Louis Valtat (1869-1952)
PROPERTY FROM A PRIVATE NEW YORK COLLECTION 
Louis Valtat (1869-1952)

Suzanne Valtat sur le rivage d'Anthéor

Details
Louis Valtat (1869-1952)
Suzanne Valtat sur le rivage d'Anthéor
signed 'L. Valtat' (lower right)
oil on canvas
32 x 39½ in. (81.3 x 100.3 cm.)
Painted circa 1904
Provenance
Niveau Gallery, New York (by 1957).
Hammer Galleries, New York.
Russeck Gallery, Palm Beach.
Acquired from the above by the present owners, February 2005.
Exhibited
New York, Hammer Galleries, La femme éternelle, 19th and 20th Century European Collection, January-February 2005, p. 8 (illustrated in color, p. 9).

Lot Essay

The late Louis-André Valtat has confirmed the authenticity of this painting.

Suzanne Valtat sur le rivage d'Anthéor is an incredibly vivid painting of the artist's wife in Agay-Anthéor in the South of France, a region famous for its coast of massive red rocks by the sea.
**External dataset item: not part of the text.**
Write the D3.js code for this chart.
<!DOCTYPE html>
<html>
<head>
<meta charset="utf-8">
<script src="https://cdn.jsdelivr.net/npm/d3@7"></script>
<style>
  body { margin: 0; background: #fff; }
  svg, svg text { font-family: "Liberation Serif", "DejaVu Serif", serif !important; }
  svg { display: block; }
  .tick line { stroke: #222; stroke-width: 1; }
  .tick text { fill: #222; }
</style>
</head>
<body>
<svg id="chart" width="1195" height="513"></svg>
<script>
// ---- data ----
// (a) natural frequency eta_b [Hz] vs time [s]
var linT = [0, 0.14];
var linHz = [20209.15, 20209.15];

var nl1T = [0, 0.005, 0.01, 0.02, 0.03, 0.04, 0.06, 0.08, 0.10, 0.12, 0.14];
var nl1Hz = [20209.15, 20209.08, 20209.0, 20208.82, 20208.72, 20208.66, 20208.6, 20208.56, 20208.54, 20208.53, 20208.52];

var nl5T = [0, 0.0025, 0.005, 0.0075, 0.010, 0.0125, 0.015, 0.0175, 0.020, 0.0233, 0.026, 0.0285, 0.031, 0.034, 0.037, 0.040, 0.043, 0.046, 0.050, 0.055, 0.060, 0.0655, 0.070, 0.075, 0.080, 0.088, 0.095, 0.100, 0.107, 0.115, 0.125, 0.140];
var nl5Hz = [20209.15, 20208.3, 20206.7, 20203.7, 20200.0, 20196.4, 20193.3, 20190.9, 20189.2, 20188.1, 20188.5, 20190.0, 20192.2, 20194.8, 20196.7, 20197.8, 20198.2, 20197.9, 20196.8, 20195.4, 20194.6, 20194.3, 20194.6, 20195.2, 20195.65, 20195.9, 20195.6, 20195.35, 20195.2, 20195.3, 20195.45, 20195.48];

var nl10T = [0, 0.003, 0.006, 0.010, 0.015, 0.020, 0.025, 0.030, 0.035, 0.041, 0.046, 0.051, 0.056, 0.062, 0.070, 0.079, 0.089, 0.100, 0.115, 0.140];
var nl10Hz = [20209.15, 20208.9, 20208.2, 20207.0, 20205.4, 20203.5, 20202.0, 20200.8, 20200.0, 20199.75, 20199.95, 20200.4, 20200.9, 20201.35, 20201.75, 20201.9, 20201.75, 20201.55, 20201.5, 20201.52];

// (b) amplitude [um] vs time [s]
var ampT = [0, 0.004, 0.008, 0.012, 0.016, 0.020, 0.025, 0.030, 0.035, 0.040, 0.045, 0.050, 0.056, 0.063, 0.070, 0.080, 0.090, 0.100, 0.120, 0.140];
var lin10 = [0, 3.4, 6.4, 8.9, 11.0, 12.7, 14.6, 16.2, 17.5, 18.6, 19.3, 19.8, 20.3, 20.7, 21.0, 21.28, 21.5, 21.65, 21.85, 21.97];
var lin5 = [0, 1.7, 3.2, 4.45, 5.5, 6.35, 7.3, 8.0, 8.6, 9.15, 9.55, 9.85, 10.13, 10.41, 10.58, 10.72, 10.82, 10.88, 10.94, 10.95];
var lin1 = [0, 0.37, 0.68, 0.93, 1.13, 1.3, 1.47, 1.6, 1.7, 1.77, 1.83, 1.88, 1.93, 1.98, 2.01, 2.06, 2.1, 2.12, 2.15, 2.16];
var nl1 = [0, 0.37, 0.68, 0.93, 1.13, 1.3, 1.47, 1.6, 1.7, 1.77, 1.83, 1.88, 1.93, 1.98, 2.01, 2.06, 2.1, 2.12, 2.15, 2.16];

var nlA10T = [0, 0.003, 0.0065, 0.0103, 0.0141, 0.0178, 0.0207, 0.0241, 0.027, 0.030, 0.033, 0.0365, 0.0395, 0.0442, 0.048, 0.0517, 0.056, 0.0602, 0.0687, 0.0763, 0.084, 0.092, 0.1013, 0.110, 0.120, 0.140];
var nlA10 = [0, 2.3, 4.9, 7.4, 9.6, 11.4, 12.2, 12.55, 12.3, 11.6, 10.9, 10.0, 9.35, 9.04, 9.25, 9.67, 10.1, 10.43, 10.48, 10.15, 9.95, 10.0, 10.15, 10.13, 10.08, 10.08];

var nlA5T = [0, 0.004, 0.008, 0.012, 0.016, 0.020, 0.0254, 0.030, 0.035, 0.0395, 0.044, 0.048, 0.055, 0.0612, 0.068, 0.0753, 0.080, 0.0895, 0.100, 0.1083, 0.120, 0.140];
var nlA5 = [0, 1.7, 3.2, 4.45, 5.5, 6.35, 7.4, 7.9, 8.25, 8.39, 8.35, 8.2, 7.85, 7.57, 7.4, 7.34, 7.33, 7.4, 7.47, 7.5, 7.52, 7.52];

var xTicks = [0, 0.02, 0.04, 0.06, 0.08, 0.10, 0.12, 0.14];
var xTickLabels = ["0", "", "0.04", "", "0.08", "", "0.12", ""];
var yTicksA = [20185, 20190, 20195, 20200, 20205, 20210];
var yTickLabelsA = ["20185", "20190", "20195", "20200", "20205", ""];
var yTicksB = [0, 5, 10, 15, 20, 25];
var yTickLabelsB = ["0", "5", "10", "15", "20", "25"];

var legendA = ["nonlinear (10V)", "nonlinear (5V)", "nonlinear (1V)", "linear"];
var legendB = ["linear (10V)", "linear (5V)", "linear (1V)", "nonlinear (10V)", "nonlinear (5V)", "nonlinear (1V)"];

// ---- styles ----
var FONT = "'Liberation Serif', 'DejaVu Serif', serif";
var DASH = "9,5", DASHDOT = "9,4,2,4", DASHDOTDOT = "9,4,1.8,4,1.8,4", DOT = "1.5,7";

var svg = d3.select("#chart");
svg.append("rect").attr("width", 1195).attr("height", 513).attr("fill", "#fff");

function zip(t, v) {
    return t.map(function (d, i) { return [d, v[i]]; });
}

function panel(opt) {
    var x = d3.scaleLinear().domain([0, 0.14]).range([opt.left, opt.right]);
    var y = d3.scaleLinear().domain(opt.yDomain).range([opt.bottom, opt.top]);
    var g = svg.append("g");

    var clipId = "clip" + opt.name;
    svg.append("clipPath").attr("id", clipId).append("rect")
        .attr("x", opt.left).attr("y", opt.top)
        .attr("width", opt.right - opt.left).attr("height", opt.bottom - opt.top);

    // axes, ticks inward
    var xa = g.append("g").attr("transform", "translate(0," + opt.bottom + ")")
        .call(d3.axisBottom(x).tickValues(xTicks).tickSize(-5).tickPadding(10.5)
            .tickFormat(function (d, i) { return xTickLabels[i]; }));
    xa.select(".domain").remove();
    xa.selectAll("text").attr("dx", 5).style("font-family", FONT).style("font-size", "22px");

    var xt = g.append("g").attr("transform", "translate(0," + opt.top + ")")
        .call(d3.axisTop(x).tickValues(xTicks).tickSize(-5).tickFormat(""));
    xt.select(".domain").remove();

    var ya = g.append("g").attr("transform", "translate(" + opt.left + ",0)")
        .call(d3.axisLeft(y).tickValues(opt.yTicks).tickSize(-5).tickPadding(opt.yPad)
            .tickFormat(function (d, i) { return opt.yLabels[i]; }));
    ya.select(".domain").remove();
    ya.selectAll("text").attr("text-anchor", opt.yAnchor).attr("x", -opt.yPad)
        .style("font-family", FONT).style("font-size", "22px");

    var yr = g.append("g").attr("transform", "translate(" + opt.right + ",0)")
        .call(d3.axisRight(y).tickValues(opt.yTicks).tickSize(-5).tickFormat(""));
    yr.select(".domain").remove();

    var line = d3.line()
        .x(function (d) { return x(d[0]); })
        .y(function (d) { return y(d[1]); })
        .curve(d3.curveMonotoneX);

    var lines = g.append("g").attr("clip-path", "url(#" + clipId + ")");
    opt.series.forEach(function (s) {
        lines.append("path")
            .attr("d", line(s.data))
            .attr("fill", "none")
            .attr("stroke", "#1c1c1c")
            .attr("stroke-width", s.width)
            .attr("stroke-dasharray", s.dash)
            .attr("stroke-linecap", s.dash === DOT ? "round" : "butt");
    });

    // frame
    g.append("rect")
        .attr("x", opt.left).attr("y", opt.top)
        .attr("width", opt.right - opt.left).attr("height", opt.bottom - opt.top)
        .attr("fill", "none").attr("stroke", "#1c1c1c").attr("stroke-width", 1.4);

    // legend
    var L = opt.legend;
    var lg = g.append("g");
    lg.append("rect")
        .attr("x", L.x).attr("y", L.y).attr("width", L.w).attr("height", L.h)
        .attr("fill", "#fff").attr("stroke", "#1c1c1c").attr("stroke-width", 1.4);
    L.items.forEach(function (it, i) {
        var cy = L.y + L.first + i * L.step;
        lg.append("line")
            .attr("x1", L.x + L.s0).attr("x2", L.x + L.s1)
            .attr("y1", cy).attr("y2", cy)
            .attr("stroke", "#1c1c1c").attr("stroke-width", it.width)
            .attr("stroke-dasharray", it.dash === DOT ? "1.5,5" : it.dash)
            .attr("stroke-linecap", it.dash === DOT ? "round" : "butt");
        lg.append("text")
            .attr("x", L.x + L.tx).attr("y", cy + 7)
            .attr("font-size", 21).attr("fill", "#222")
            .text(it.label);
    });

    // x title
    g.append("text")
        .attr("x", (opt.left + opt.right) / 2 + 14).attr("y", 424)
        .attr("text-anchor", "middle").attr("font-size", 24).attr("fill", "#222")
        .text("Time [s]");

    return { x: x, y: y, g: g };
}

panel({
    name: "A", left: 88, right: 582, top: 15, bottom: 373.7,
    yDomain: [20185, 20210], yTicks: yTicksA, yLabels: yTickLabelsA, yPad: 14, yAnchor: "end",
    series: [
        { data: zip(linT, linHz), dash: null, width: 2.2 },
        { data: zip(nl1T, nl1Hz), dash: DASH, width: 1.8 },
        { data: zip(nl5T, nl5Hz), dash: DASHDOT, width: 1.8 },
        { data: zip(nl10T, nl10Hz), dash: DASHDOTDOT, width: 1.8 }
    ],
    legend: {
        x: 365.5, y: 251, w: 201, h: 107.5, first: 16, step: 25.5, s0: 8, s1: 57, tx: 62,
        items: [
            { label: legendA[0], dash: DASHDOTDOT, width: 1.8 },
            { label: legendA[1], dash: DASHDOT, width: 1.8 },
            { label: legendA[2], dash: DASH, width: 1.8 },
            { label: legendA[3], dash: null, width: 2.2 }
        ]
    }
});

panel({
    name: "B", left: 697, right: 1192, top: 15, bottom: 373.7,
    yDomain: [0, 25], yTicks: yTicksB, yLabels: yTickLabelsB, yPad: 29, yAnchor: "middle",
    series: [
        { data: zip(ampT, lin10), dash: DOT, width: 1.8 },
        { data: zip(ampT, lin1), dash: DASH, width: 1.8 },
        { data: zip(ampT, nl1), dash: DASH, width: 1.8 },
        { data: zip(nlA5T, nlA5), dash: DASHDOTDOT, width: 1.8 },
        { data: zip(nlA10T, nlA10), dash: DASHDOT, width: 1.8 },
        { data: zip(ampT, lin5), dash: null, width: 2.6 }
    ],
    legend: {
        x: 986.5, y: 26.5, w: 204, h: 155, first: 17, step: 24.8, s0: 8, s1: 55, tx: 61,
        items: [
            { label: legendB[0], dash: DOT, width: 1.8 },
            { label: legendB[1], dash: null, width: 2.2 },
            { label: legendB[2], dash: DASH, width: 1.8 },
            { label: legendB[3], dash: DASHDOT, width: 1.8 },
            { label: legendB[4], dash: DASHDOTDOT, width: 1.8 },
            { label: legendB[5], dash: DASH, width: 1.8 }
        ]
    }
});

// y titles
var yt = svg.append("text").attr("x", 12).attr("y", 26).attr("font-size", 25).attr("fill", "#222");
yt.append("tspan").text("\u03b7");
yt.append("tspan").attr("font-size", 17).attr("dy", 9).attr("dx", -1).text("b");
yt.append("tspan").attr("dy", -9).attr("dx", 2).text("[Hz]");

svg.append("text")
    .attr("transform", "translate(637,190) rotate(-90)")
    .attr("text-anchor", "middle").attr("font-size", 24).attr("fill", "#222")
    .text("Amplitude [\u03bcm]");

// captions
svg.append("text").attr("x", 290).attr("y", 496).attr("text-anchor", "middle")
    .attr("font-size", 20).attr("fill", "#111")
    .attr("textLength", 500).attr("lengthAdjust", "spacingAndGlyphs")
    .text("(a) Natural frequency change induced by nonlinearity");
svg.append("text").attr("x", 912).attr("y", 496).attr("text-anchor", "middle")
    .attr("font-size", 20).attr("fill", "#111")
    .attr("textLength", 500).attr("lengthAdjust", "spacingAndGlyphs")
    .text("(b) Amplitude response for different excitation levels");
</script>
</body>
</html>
Valtat's paintings of Agay-Anthéor are characterized by their pure and aggressive colors--he eventually owned a home in the region and it is while living and painting there that he developed a more daring and energetic palette. Paul Signac wrote to his good friend Valtat in a letter dated 10 February 1899: "I wish I could be over there [in Agay], among this blue, this red, and this green" (quoted in Louis Valtat à l'aube du fauvisme, exh. cat., Musée de Lodève, 2011, p. 153). In this work, Valtat makes use of these flashing colors--reds, greens, blues, and yellows--to recreate a joyful composition of the hues that characterized this natural landscape. It is paintings like this one that link the artist to the Fauvist movement, a style known for its devotion to pure color over form and figure. Suzanne Valtat is positioned just off-center along the bottom edge of the painting, yet the viewer's attention is more immediately captivated by the intense blood-orange coloration of the rocks-- this was a subject that quickly became a favorite of the artist and one that he would paint a number of times during his stay in Agay-Anthéor.